The early 20th century Catholic philosopher and convert G.K. Chesterton, in his essay "Why I Am a Catholic," said one of the reasons he became Catholic was: "[The Church] is the only thing that frees a man from the degrading slavery of being a child of his age."

This is not to say that a good development of moral thought cannot occur in the present day. But this is to say the date a moral teaching is asserted does not make it right or wrong. A person who attempts to align his teachings merely on the cultural zeitgeist of his day is indeed a "degraded slave," as Chesterton says. He is merely a pawn whose morals are on as firm a ground as the calendar date about to change.

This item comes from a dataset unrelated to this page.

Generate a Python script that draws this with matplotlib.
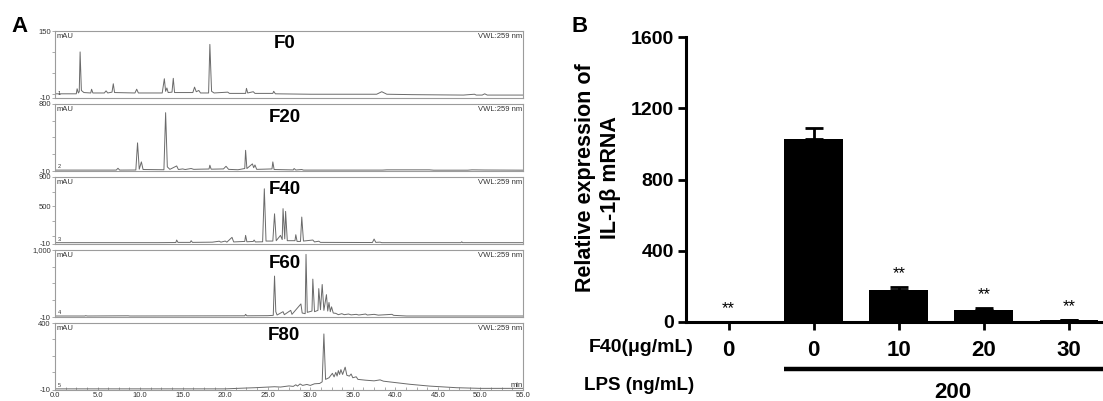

That the Church is accused of not conforming to "the times" is indicative that "the times" are not a basis for the Church's teaching. Since, as we have posited here, moral truth is not subject to "time," it would be expected that one who asserts that truth would not use a clock to test its validity.

7. No coersion
In the 21st century, like many others focused on freedom, whether or not someone wishes to join the Church or depart is up to that person's free will. This is a long-standing Catholic teaching, as has been cited on this blog previously. e.g.:
[A Christian evangelizing a brother] does not drag him and force him, but leaves him his own master. (St. John Chrysostom, Homily on Romans, ca 390 A.D.)
(See similar quotes) To consider Catholicism is an enterprise in discernment. It is to examine the Church based on characteristics that would be native to a true Church. Previously on this blog, in "Is faith belief without evidence?" several evidences and qualities of a true Church were reviewed. There are many online resources collecting source material, Church documents, bloggers, multimedia, and more (e.g. Vatican, NewAdvent, EWTN, Catholic.com, Ave Maria Radio, Patheos Catholic blogs, Catholicforuminc testimonials/episodes, Sonitus Sanctus audio, etc.) There's also a good, free discussion forum at Catholic.com, frequented by this blogger, where visitors can converse with other Catholics and inquisitors about all things Church.

And the considerer of the Church may depart whenever he/she wishes. It's a type of "money back guarantee," if you will, without ever having to put up any money.

I invite anyone considering the Church or seeking to engage truth to make a list of what traits would be characteristic of truth. Test that criteria. Scrutinize it. If it fails logical fallacies, discard it. This is a good way to purify ones views and develop a sense of examining doctrines as true/false or right/wrong, and never merely something like "modern," "popular," or "comforting."

To quote Chesterton once more:
The difficulty of explaining 'why I am a Catholic' is that there are ten thousand reasons all amounting to one reason: that Catholicism is true.